Futures-based Bitcoin ETFs may experience tracking error, which is the discrepancy between the ETF’s performance and the actual price of Bitcoin. This can be due to factors such as the costs of rolling over futures contracts and market conditions.

Regulatory Risks

The regulatory environment for cryptocurrencies is continually evolving. Changes in regulations or government policies can impact the availability, performance, and legality of Bitcoin ETFs. It’s crucial for investors to stay informed about regulatory developments that may affect their investments.

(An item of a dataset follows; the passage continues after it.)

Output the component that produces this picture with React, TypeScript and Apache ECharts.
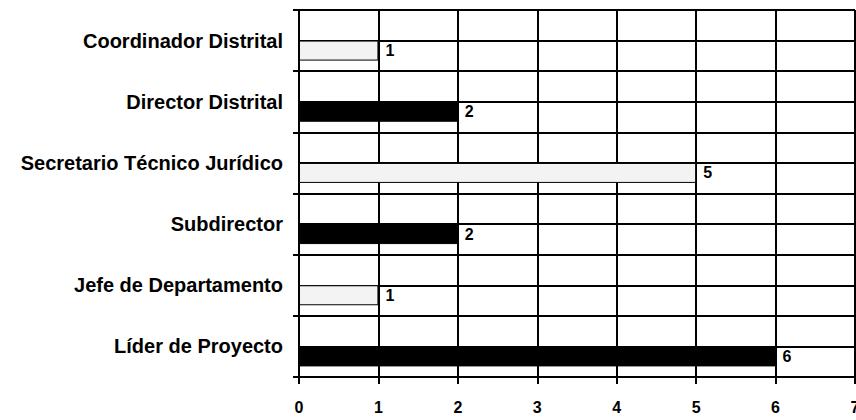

How to Invest in a Bitcoin ETF

To invest in a Bitcoin ETF, you need a brokerage account that allows for trading of ETFs. Once you have an account, you can search for the Bitcoin ETF by its ticker symbol, place an order to buy shares, and manage your investment through the brokerage platform. It’s important to review the ETF’s prospectus and other related documents before investing to understand its structure, fees, and investment strategy.

Tax Implications

Investing in a Bitcoin ETF can have tax implications similar to other investment vehicles. Generally, gains from selling ETF shares are subject to capital gains tax. The specific tax treatment can vary based on individual circumstances and local regulations. Consulting with a tax professional can help you understand how investing in a Bitcoin ETF might impact your tax situation and ensure compliance with tax laws.

Monitoring Performance

You can monitor the performance of a Bitcoin ETF by tracking its share price, which is available on financial news websites, through your brokerage account, or via financial market platforms. Additionally, you can review the ETF’s performance reports, fact sheets, and other disclosures provided by the fund issuer to assess its performance relative to Bitcoin’s price.

Conclusion

A Bitcoin ETF offers a regulated and accessible way to invest in Bitcoin, leveraging the convenience of traditional financial markets while providing exposure to the cryptocurrency. However, it is important to consider the associated risks, including volatility, fees, and potential tracking errors, as well as staying informed about regulatory developments. By understanding the features and implications of Bitcoin ETFs, investors can make informed decisions and integrate these investment products into their broader financial strategies.